I dati preliminari elaborati dal centro studi di Confindustria Moda per Sistema Moda Italia e presentati in occasione di Milano Unica (in modalita web) sembrano confermare i timori, e nemmeno i peggiori, sul calo del tessile italiano nel 2020.
La diminuzione del fatturato dovrebbe essere appena inferiore alla cifra del 30% indicata come auspicata, per non dire auspicabile, dalla maggior parte degli imprenditori in pieno lockdown: alla fine nel 2020 il settore della tessitura dovrebbe aver lasciato per strada più di due miliardi di euro, ovvero il 27,4%.
A livello di comparti si va da perdite del 25% a quelle del 30%, con la sola eccezione della tessitura a maglia, che ha contenuto il calo al 15,5%. Ancora più duro il responso per la produzione, calata del 28,3%, mentre l’occupazione, con l’ampio ricorso alla CIG Covid-19 e a tutte le altre misure messe in campo per fronteggiare l’emergenza, è calata relativamente poco senza superare il 4%.
L’export dovrebbe cedere il -26,7% su base annua, l’import il -25,7% (Europa -25,2%, extra UE -31,4%, con la Cina a -32,4%).
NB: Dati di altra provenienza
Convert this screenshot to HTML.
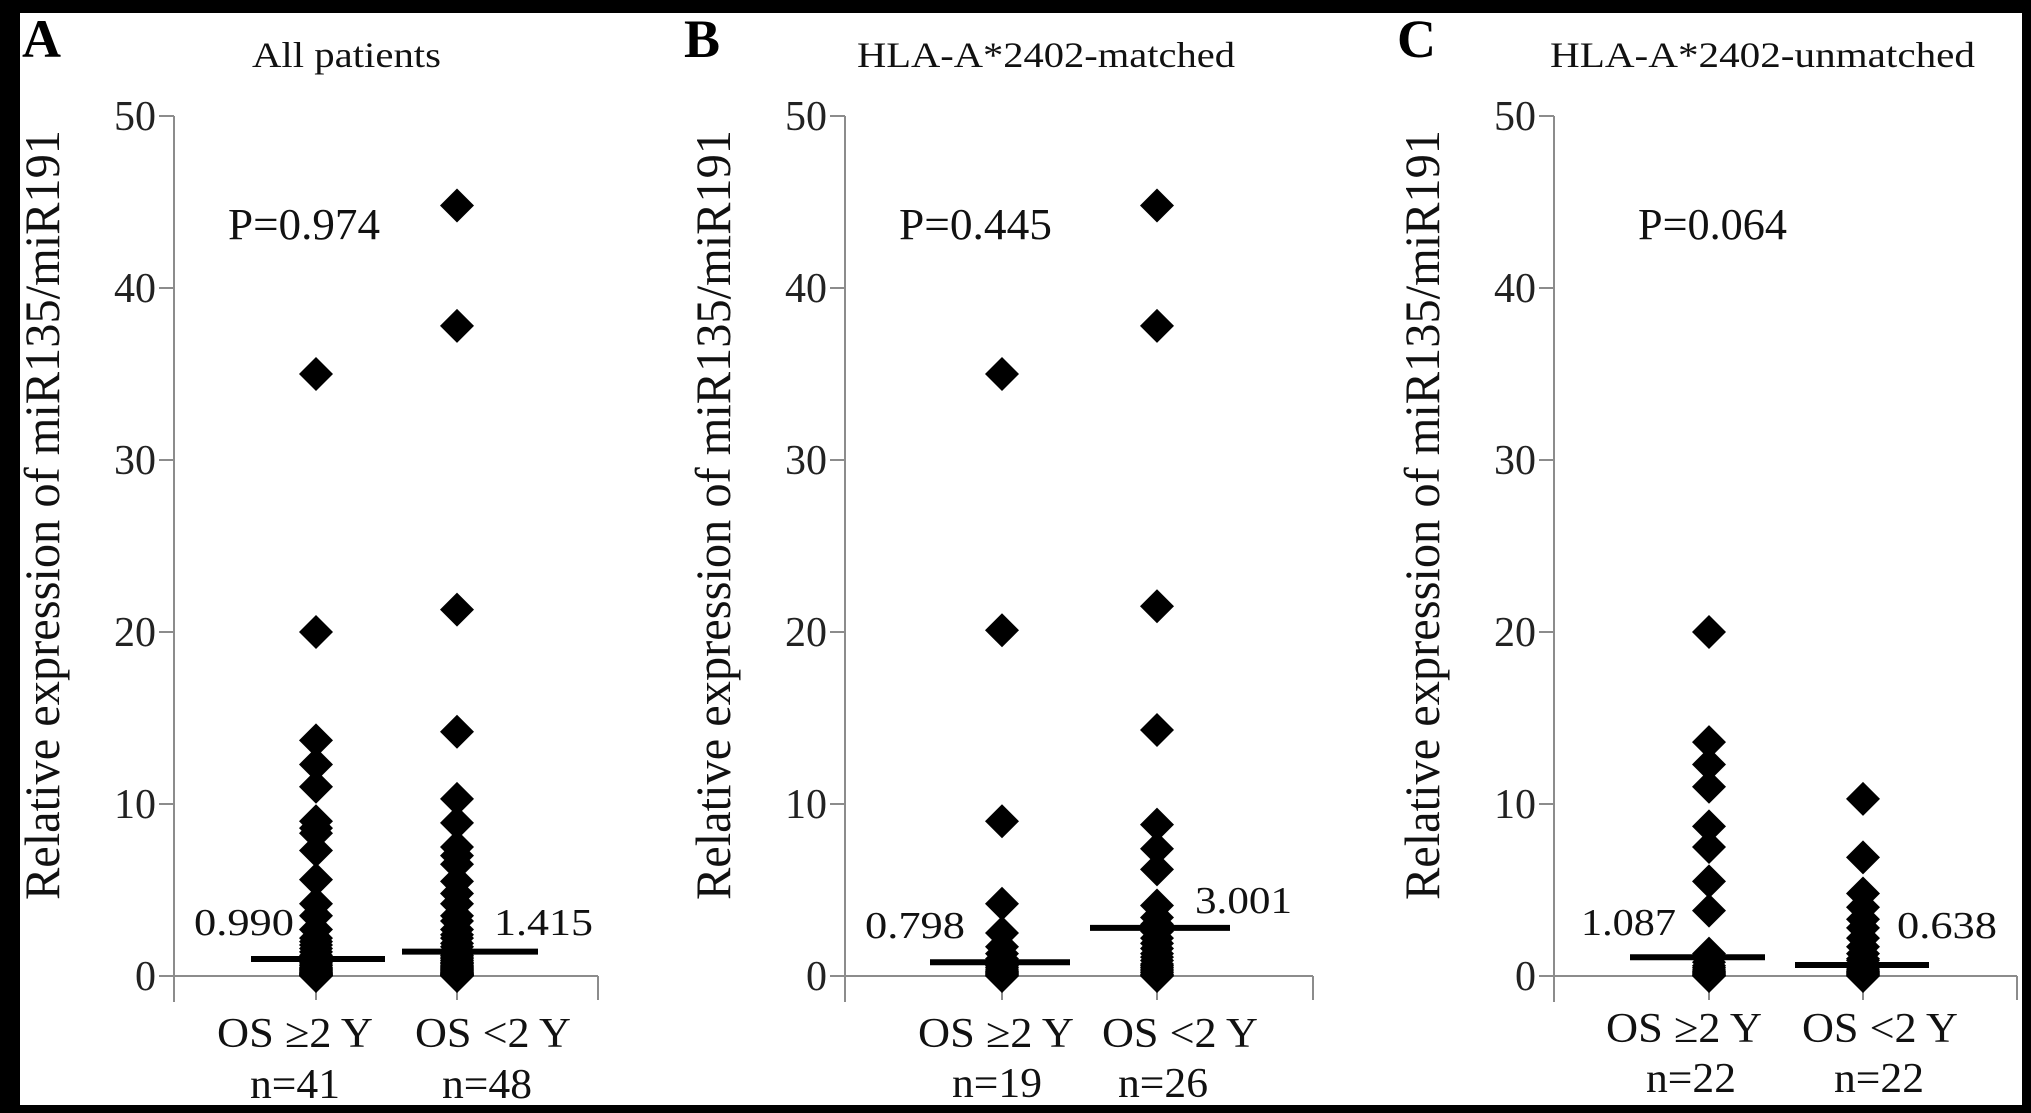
<!DOCTYPE html>
<html><head><meta charset="utf-8"><style>
html,body{margin:0;padding:0;background:#000;}
svg{display:block;font-family:"Liberation Serif",serif;}
</style></head><body>
<svg id="chart" width="2031" height="1113" viewBox="0 0 2031 1113" xmlns="http://www.w3.org/2000/svg">
<rect x="0" y="0" width="2031" height="1113" fill="#000"/>
<rect x="20" y="13" width="2002" height="1092" fill="#fff"/>
</svg>
<script>
const yTicks = [0, 10, 20, 30, 40, 50];
const panelLetters = ["A", "B", "C"];
const panelTitles = ["All patients", "HLA-A*2402-matched", "HLA-A*2402-unmatched"];
const pValues = ["P=0.974", "P=0.445", "P=0.064"];
const categories = ["OS \u22652 Y", "OS <2 Y"];
const nLabels = [["n=41", "n=48"], ["n=19", "n=26"], ["n=22", "n=22"]];
const meanLabels = [["0.990", "1.415"], ["0.798", "3.001"], ["1.087", "0.638"]];
const meanValues = [[0.99, 1.415], [0.798, 2.8], [1.087, 0.638]];
const aG1 = [35, 20, 13.7, 12.3, 11, 9, 8.6, 8.3, 7.3, 5.6, 4.2, 3.5, 2.7, 2.2, 2, 1.8, 1.6, 1.4, 1.2, 1.1, 1, 0.9, 0.8, 0.7, 0.6, 0.5, 0.45, 0.4, 0.35, 0.3, 0.25, 0.2, 0.18, 0.15, 0.12, 0.1, 0.08, 0.05, 0.03, 0.02, 0];
const aG2 = [44.8, 37.8, 21.3, 14.2, 10.3, 8.9, 7.5, 7, 6.5, 5.5, 4.8, 4.2, 3.5, 3.2, 2.7, 2.4, 2.2, 1.9, 1.7, 1.5, 1.4, 1.3, 1.2, 1.1, 1, 0.9, 0.8, 0.75, 0.7, 0.6, 0.55, 0.5, 0.45, 0.4, 0.35, 0.3, 0.25, 0.2, 0.18, 0.15, 0.12, 0.1, 0.08, 0.06, 0.05, 0.03, 0.02, 0];
const bG1 = [35, 20.1, 9, 4.2, 2.5, 1.7, 1.3, 1, 0.8, 0.6, 0.5, 0.4, 0.3, 0.25, 0.2, 0.15, 0.1, 0.05, 0];
const bG2 = [44.8, 37.8, 21.5, 14.3, 8.8, 7.4, 6.2, 4.1, 3.4, 3, 2.6, 2.2, 1.9, 1.6, 1.3, 1.1, 0.9, 0.7, 0.6, 0.5, 0.4, 0.3, 0.2, 0.1, 0.05, 0];
const cG1 = [20, 13.6, 12.3, 11, 8.7, 7.5, 5.5, 3.8, 1.3, 1, 0.8, 0.6, 0.5, 0.4, 0.3, 0.25, 0.2, 0.15, 0.1, 0.05, 0.02, 0];
const cG2 = [10.3, 6.9, 4.8, 4, 3.3, 2.8, 2.2, 1.7, 1.3, 1, 0.9, 0.7, 0.6, 0.5, 0.4, 0.3, 0.25, 0.2, 0.15, 0.1, 0.05, 0];
const seriesData = [[aG1, aG2], [bG1, bG2], [cG1, cG2]];

const NS = "http://www.w3.org/2000/svg";
const svg = document.getElementById("chart");
const Y0 = 976, PX_PER_UNIT = 17.2;
function yScale(v) { return Y0 - v * PX_PER_UNIT; }
// layout per panel (pixel geometry)
const layout = [
  {axis: 174, g: [316, 457], end: 598, title: [252, 189], p: [228, 152], letter: 22, catC: [295, 493], nC: [295, 487],
   ml: [[251, 385], [402, 538]], lab: [[194, 100, 935], [494, 99, 935]], catY: 1047, nY: 1098},
  {axis: 845, g: [1002, 1157], end: 1313, title: [857, 378], p: [899, 153], letter: 684, catC: [996, 1180], nC: [997, 1163],
   ml: [[930, 1070], [1090, 1230]], lab: [[865, 100, 938], [1195, 97, 913]], catY: 1047, nY: 1097},
  {axis: 1554, g: [1709, 1863], end: 2017, title: [1550, 425], p: [1638, 149], letter: 1397, catC: [1684, 1880], nC: [1691, 1879],
   ml: [[1630, 1765], [1795, 1929]], lab: [[1581, 95, 935], [1897, 100, 938]], catY: 1042, nY: 1092}
];
function mk(tag, attrs, parent) {
  const el = document.createElementNS(NS, tag);
  for (const k in attrs) el.setAttribute(k, attrs[k]);
  (parent || svg).appendChild(el);
  return el;
}
function txt(str, attrs, parent) {
  const t = mk("text", attrs, parent);
  t.textContent = str;
  return t;
}
layout.forEach((L, pi) => {
  const g = mk("g", {});
  
  
  const letter = txt(panelLetters[pi], {x: L.letter, y: 57, "font-size": 54, "font-weight": "bold", fill: "#000"}, g);
  
  
  const title = txt(panelTitles[pi], {x: L.title[0], y: 67, "font-size": 36, fill: "#111", textLength: L.title[1], lengthAdjust: "spacingAndGlyphs"}, g);
  
  
  // y axis
  const ax = mk("line", {x1: L.axis, y1: yScale(50), x2: L.axis, y2: 1002, stroke: "#8c8c8c", "stroke-width": 2}, g);
  
  
  yTicks.forEach(t => {
    const tk = mk("line", {x1: L.axis - 15, y1: yScale(t), x2: L.axis, y2: yScale(t), stroke: "#8c8c8c", "stroke-width": 2}, g);
    
    
    const tl = txt(String(t), {x: L.axis - 18, y: yScale(t) + 14, "font-size": 42, "text-anchor": "end", fill: "#222"}, g);
    
    
  });
  // x baseline
  const bl = mk("line", {x1: L.axis, y1: Y0, x2: L.end, y2: Y0, stroke: "#8c8c8c", "stroke-width": 2}, g);
  
  
  const et = mk("line", {x1: L.end, y1: Y0, x2: L.end, y2: 1000, stroke: "#8c8c8c", "stroke-width": 2}, g);
  
  
  L.g.forEach(cx => {
    const ct = mk("line", {x1: cx, y1: Y0, x2: cx, y2: 1000, stroke: "#8c8c8c", "stroke-width": 2}, g);
    
    
  });
  // y title
  const yt = txt("Relative expression of miR135/miR191", {x: 0, y: 0, "font-size": 50, fill: "#111", textLength: 770, lengthAdjust: "spacingAndGlyphs",
    transform: "translate(" + (L.axis - 115) + ",900) rotate(-90)"}, g);
  
  
  // p value
  const pv = txt(pValues[pi], {x: L.p[0], y: 239, "font-size": 44, fill: "#111", textLength: L.p[1], lengthAdjust: "spacingAndGlyphs"}, g);
  
  
  // points
  seriesData[pi].forEach((vals, gi) => {
    const cx = L.g[gi];
    vals.forEach(v => {
      const cy = yScale(v);
      const d = mk("polygon", {points: (cx) + "," + (cy - 17) + " " + (cx + 17) + "," + cy + " " + cx + "," + (cy + 17) + " " + (cx - 17) + "," + cy, fill: "#000"}, g);
      
      
    });
  });
  // mean lines + labels
  [0, 1].forEach(gi => {
    const my = yScale(meanValues[pi][gi]);
    const ml = mk("line", {x1: L.ml[gi][0], y1: my, x2: L.ml[gi][1], y2: my, stroke: "#000", "stroke-width": 6}, g);
    
    
    const lb = txt(meanLabels[pi][gi], {x: L.lab[gi][0], y: L.lab[gi][2], "font-size": 38, fill: "#111", textLength: L.lab[gi][1], lengthAdjust: "spacingAndGlyphs"}, g);
    
    
    const cl = txt(categories[gi], {x: L.catC[gi], y: L.catY, "font-size": 42, "text-anchor": "middle", fill: "#111", textLength: 156, lengthAdjust: "spacingAndGlyphs"}, g);
    
    
    const nl = txt(nLabels[pi][gi], {x: L.nC[gi], y: L.nY, "font-size": 42, "text-anchor": "middle", fill: "#111", textLength: 90, lengthAdjust: "spacingAndGlyphs"}, g);
    
    
  });
});
</script>
</body></html>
Le performance peggiori, -40% ed oltre, per gli Stati Uniti, il Portogallo, il Giappone e Hong Kong. Sul mercato interno invece la flessione dovrebbe essere del 28,9%.
La tessitura ortogonale ha avuto dinamiche negative già alla prima manifestazione del virus (-11,5%) per poi crollare nel periodo aprile-giugno (-38,5%) e risalire leggermente da luglio a settembre (-31,4%). Poco meglio la tessitura a maglia (-22,1%, -41,8% e -6,6% grazie alla crescita tendenziale in agosto).
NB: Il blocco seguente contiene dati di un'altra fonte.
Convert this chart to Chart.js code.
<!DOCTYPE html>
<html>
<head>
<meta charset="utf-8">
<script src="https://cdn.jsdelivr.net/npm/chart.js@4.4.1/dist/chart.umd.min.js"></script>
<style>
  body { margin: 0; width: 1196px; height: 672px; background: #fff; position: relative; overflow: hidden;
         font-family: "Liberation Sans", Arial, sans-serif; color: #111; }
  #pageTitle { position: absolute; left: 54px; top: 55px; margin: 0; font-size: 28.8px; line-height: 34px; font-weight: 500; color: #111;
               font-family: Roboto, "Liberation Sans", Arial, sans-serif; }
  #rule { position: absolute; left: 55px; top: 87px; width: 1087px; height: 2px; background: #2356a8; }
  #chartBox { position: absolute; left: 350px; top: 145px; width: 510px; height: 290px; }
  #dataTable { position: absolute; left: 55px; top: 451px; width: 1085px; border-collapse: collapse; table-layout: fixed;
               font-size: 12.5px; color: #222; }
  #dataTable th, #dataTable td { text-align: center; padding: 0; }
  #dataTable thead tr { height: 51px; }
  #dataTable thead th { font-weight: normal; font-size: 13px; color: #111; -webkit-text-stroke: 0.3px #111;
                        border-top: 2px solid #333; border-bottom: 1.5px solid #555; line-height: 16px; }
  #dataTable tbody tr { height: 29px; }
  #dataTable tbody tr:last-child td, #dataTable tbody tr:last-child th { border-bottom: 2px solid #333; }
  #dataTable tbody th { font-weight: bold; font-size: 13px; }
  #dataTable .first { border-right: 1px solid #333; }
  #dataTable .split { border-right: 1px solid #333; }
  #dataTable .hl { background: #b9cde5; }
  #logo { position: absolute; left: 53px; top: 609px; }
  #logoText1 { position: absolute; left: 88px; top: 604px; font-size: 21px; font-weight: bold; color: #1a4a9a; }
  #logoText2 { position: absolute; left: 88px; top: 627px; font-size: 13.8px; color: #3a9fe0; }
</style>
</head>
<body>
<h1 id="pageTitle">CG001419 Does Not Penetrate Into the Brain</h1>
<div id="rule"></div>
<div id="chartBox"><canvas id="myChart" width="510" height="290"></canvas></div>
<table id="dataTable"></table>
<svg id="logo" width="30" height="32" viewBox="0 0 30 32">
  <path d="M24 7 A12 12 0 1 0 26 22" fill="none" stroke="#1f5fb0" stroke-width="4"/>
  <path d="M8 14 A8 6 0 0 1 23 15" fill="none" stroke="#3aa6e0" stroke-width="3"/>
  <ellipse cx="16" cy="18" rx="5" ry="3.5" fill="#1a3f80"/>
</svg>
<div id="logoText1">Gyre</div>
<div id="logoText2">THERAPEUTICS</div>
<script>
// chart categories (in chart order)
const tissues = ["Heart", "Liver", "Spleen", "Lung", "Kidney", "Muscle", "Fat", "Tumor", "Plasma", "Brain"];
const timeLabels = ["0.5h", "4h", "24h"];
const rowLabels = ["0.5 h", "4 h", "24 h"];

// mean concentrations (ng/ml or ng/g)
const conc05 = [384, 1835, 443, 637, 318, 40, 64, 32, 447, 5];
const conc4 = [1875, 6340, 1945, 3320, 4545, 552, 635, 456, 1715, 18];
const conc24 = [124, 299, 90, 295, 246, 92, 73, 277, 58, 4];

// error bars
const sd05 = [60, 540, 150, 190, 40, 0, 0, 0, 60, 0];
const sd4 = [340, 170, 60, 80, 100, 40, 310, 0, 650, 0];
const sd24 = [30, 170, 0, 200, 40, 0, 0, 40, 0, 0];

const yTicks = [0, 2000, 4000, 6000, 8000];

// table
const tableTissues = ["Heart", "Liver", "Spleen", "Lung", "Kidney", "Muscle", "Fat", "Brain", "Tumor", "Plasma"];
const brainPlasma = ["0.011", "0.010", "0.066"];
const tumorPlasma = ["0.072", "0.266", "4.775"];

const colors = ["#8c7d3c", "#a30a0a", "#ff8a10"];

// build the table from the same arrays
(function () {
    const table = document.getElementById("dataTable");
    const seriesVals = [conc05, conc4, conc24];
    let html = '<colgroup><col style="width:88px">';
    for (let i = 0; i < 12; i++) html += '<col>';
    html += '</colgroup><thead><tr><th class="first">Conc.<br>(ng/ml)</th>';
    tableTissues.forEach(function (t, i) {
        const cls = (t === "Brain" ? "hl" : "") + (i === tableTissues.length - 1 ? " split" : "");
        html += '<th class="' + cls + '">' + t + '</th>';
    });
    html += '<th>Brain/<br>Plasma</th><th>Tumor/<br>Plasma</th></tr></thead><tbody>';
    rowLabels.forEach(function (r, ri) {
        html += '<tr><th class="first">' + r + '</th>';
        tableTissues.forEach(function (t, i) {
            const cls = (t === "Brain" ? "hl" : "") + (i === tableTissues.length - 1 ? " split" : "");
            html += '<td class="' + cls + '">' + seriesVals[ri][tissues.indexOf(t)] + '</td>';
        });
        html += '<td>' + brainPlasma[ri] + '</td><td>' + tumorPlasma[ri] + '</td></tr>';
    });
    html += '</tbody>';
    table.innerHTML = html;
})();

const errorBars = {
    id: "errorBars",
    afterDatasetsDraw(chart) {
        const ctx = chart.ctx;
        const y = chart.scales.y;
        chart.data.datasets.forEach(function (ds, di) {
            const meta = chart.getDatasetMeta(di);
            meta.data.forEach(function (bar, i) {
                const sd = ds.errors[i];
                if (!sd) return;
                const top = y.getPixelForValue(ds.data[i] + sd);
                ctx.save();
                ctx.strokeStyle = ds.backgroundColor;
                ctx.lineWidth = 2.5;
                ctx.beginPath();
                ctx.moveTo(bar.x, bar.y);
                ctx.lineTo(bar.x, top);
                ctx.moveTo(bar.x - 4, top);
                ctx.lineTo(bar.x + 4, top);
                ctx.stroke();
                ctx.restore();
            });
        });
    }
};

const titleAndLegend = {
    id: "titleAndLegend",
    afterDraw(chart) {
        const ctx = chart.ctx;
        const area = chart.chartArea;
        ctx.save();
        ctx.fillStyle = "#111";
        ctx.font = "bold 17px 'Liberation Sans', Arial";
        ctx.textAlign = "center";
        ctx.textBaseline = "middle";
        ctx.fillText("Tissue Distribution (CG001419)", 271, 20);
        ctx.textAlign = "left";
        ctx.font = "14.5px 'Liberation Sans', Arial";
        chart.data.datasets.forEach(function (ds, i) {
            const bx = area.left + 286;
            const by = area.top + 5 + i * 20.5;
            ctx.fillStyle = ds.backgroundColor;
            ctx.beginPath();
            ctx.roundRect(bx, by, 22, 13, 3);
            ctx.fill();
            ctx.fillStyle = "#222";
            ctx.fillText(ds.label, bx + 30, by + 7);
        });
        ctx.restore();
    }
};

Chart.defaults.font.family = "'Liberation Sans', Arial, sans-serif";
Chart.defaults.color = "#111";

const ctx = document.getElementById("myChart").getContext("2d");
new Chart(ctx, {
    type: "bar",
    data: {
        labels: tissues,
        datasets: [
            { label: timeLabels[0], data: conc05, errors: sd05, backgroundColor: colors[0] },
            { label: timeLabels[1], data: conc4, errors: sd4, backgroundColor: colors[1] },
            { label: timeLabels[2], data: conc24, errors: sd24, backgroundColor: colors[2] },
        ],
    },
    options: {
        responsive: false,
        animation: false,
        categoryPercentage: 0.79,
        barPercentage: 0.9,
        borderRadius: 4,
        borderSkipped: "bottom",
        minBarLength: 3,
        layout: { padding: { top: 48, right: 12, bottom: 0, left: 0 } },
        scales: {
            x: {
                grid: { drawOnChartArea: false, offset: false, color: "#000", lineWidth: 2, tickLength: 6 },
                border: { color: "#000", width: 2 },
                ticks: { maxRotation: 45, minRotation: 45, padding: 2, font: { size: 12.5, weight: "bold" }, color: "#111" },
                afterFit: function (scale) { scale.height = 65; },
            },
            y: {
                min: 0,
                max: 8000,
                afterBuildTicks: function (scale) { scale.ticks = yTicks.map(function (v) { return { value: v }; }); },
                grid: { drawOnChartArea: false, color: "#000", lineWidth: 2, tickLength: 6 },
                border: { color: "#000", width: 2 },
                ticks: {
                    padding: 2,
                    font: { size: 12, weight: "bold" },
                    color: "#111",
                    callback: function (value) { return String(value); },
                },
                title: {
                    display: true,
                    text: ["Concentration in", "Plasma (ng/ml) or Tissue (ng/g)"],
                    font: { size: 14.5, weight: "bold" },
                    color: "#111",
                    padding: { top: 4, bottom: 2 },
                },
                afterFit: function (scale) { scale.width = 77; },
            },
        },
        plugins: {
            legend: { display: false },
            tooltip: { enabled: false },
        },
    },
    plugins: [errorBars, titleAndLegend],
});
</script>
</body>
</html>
Nell’arco dei nove mesi quindi il dato è -27% nel caso della tessitura ortogonale e -24,9% per la tessitura a maglia. E nell’ultimo trimestre la tendenza è stata molto simile.
Infine l’export per le tipologie di tessuto: tessuti a maglia -15,8%, di cotone -28,6%, di lino -25%, in pura seta -35,5%, seta in fibre chimiche -25,2%. I tessuti cardati calano del 25,8%, i pettinati del 43,1%.